2019-20 TMU men’s basketball preview

Brock Gardner (22) defends against Jordan Starr (5) during practice at TMU on Thursday. Dan Watson/The Signal

The Master’s University 2019-20 men’s basketball team understands with the amount of talent that the Mustangs return along with the depth that they have acquired over the off-season, that they need to set the tone early if they want this season to be unlike the recent years.

“Our past experiences have been tough on us and I think we have been learning through that,” said Master’s senior center Tim Soares. “We just want to be able to come and perform at the highest level every night so when it comes down to the harder games we are ready to go off the bat and we don’t struggle at all.”

After an 11-0 start to begin the season, extending their home winning streak to 45 games, the Mustangs’ back-to-back first-round exits in the NAIA Tournament in the past two years is a constant reminder. But the team seems to be determined to right the ship.

In his fourth season with Mustangs, Soares is a chiseled two-time NAIA All-American over the past two seasons and has already seen a return in his work ethic during his senior campaign.

Setting a career-high with 36 points in a 96-77 win over Ottawa University Arizona, the 6-foot-11 center is averaging a career-high 17.6 points per game in nine games played this season. But, it’s Soares’ presence in the post that pays dividends for the team, as is evident with back-to-back GSAC Defensive Player of the Year awards the past two seasons.

But through the first 11 games, Soares is arguably considered to be the second-best player on the team to begin the season with fellow senior Brock Gardner having himself a career year, as well.

Brock Gardner takes a pass (22) during practice at TMU on Thursday. Dan Watson/The Signal

Leading the team in scoring (24.5 points per game), Gardner has taken the Mustangs to new heights improving his scoring differential by 10.2 points after finishing 2018-19 averaging 14.3 points per contest.

Already in the first 11 games of the year, Gardner has scored 40 or more points in three of five games, setting a career-high (43 points) against the College of Idaho. He surpassed the 1,000-point mark the following game against Arizona Christian on his way to a 34-point outing.

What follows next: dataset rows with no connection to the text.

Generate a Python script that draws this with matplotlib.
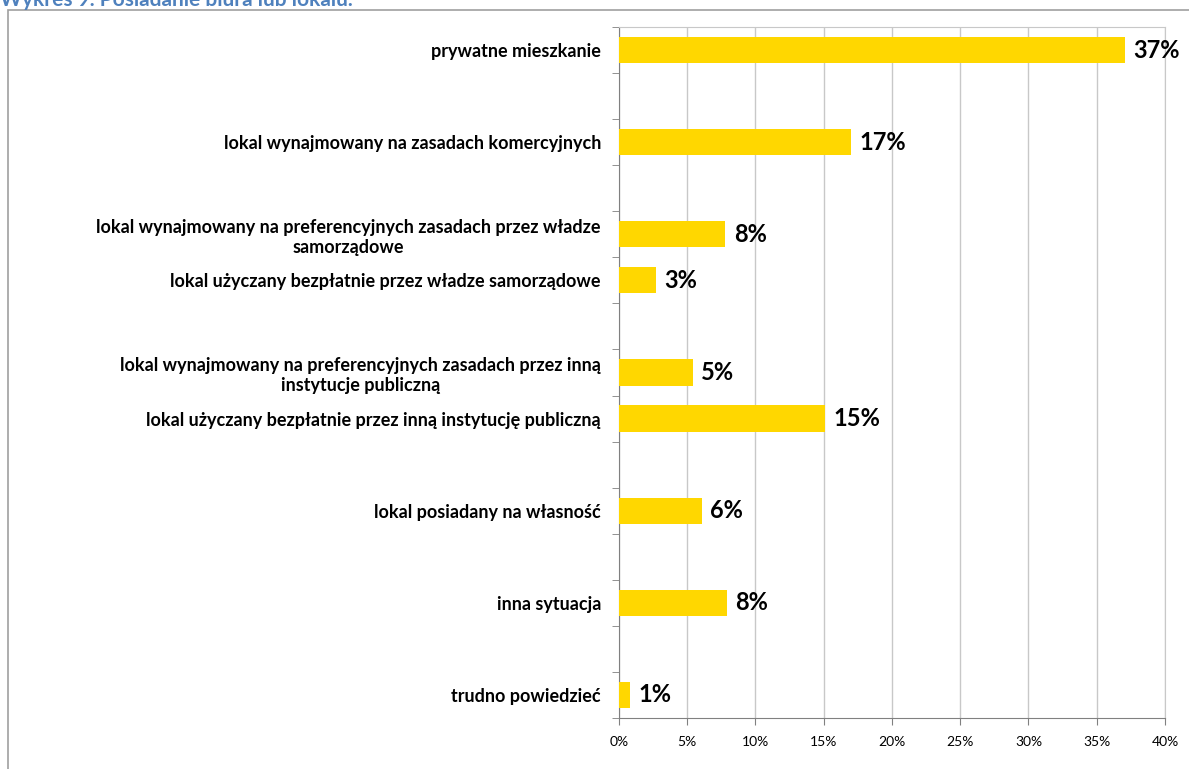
import numpy as np
import matplotlib.pyplot as plt
from matplotlib.patches import Rectangle

# categories (empty strings are the blank slots in the original chart)
categories = [
    "prywatne mieszkanie",
    "",
    "lokal wynajmowany na zasadach komercyjnych",
    "",
    "lokal wynajmowany na preferencyjnych zasadach przez władze\nsamorządowe",
    "lokal użyczany bezpłatnie przez władze samorządowe",
    "",
    "lokal wynajmowany na preferencyjnych zasadach przez inną\ninstytucje publiczną",
    "lokal użyczany bezpłatnie przez inną instytucję publiczną",
    "",
    "lokal posiadany na własność",
    "",
    "inna sytuacja",
    "",
    "trudno powiedzieć",
]
values = [37.1, None, 17.0, None, 7.8, 2.7, None, 5.4, 15.1, None, 6.1, None, 7.9, None, 0.8]
labels = ["37%", "", "17%", "", "8%", "3%", "", "5%", "15%", "", "6%", "", "8%", "", "1%"]
xticks = [0, 5, 10, 15, 20, 25, 30, 35, 40]

plt.rcParams['font.family'] = ['Lato', 'DejaVu Sans']

fig = plt.figure(figsize=(11.89, 7.69), dpi=100)
ax = fig.add_axes([0.5206, 0.0663, 0.4592, 0.8986])

n = len(categories)
y = np.arange(n)
for i in range(n):
    if values[i] is None:
        continue
    ax.barh(y[i], values[i], height=0.57, color='#FFD700', zorder=3)
    ax.text(values[i] + 0.6, y[i], labels[i], va='center', ha='left',
            fontsize=17, fontweight='bold', color='black')

ax.set_ylim(n - 0.5, -0.5)
ax.set_xlim(0, 40)
ax.set_yticks(y)
ax.set_yticklabels(categories, fontsize=13, fontweight='bold', multialignment='center')
ax.set_yticks(np.arange(n + 1) - 0.5, minor=True)
ax.tick_params(axis='y', which='major', length=0, pad=13)
ax.tick_params(axis='y', which='minor', length=5, color='#808080')
ax.set_xticks(xticks)
ax.set_xticklabels([f"{t}%" for t in xticks], fontsize=10)
ax.tick_params(axis='x', length=5, color='#808080', pad=8)

ax.grid(axis='x', color='#C8C8C8', linewidth=1, zorder=0)
for s in ['top', 'right']:
    ax.spines[s].set_color('#C8C8C8')
for s in ['left', 'bottom']:
    ax.spines[s].set_color('#808080')

# outer chart frame
fig.patches.append(Rectangle((8 / 1189, -0.05), 1.2, 1 - 10 / 769 + 0.05,
                             transform=fig.transFigure, fill=False,
                             edgecolor='#A0A0A0', linewidth=1.2))
fig.text(0.0, 1.0, "Wykres 9. Posiadanie biura lub lokalu.", color='#4F81BD',
         fontsize=15, fontweight='bold', va='center', ha='left')

fig.savefig("out.png", dpi=100)
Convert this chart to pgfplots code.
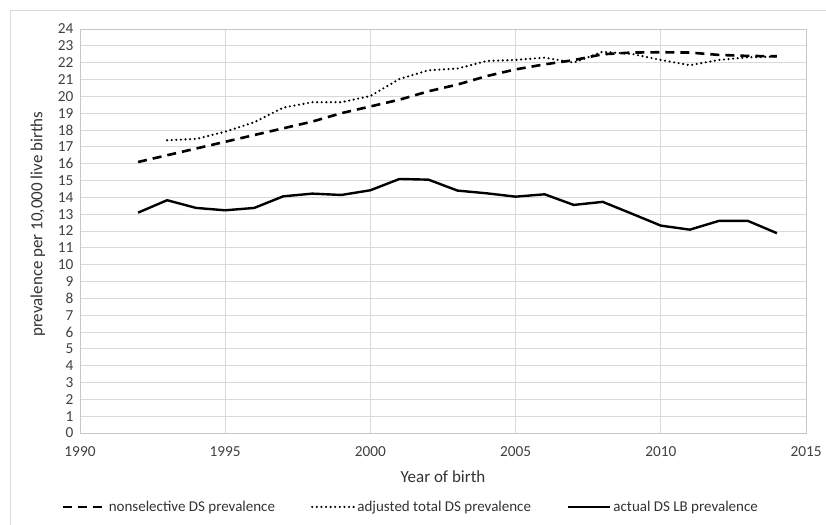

Gardner was named the GSAC and NAIA Division 1 player of the week on Monday, Dec. 9 and Wednesday, Dec. 11, respectively.

“They have done a good job of leading us,” said TMU head coach Kelvin Starr. “They are both All-Americans, for sure. I don’t see how Brock wouldn’t be, there’s no way he won’t be. He has taken it to another level. He’s shooting it better, being more aggressive and he’s really stepped up big time. 

“Tim has gotten better all four years, really, but he’s Mr. Consistency. We do notice him on the defensive end when he’s not out there, that does help a lot having him out there with his size and length.”

Redshirt-junior Michael Taylor, who has the build of a veteran football player, adds energy, ruggedness and an unmatched physicality every time he steps on the court, settling into his role on the team.

Taylor is currently averaging 6.1 points and 3.8 rebounds per game.

Michael Taylor (23) slam dunks during practice at TMU on Thursday. Dan Watson/The Signal

“He’s an athlete that shouldn’t be playing at our level athletically,” Starr said. “He’s as good a player as I’ve had at this level. He’s bought into his role, as well, another guy that has been humble because he could have wanted a lot more and has played against some really good players, but he’s a good piece.”

With the departure of Delewis Johnson and Hansel Atencia one of the biggest adjustments has been the implementation of returning guards –– Jordan Starr and Darryl McDowell-White — as the team’s two starting guards. 

While McDowell-White ranks third on the team in scoring (14.2 points per game) and Starr is fourth (8.8 points per game), the two are unselfish as can be, often making the extra pass to find the best shot.

The two have combined for 78 assists in the first 11 contests this season.

“We can make good things happen on our own, but we know we are stronger together,” McDowell-White said. “It’s almost like the (Golden State) Warriors, strength in numbers because we have been together for a couple of years now. We know if we play together it’s going to be way more beneficial for us.” 

Senior transfer forward Sam Boone (Seattle Pacific University) adds length to an already stacked frontcourt and junior-transfer guard DJ Wilson (Southwestern College) compliments the experienced guards.

Anton Mozga (0) runs drills with Sam Boone (24) during practice at TMU on Thursday. Dan Watson/The Signal

Freshmen Anton Mozga and Jay Turley fortify the future of the program and are averaging over 15 minutes per game to begin their Mustangs career.

“They are big key pieces for us because coming in we didn’t know who coach was going to recruit, but once we got here and we saw them step on the court, we knew we were going to be good and be safe,” McDowell-White said about the team’s additions. 

“They have had their moments when they have been really good and then they’ve had their moments when they are adjusting to us, but once we unlock them and unlock each other seven-deep, it’s going to be an incredible season.”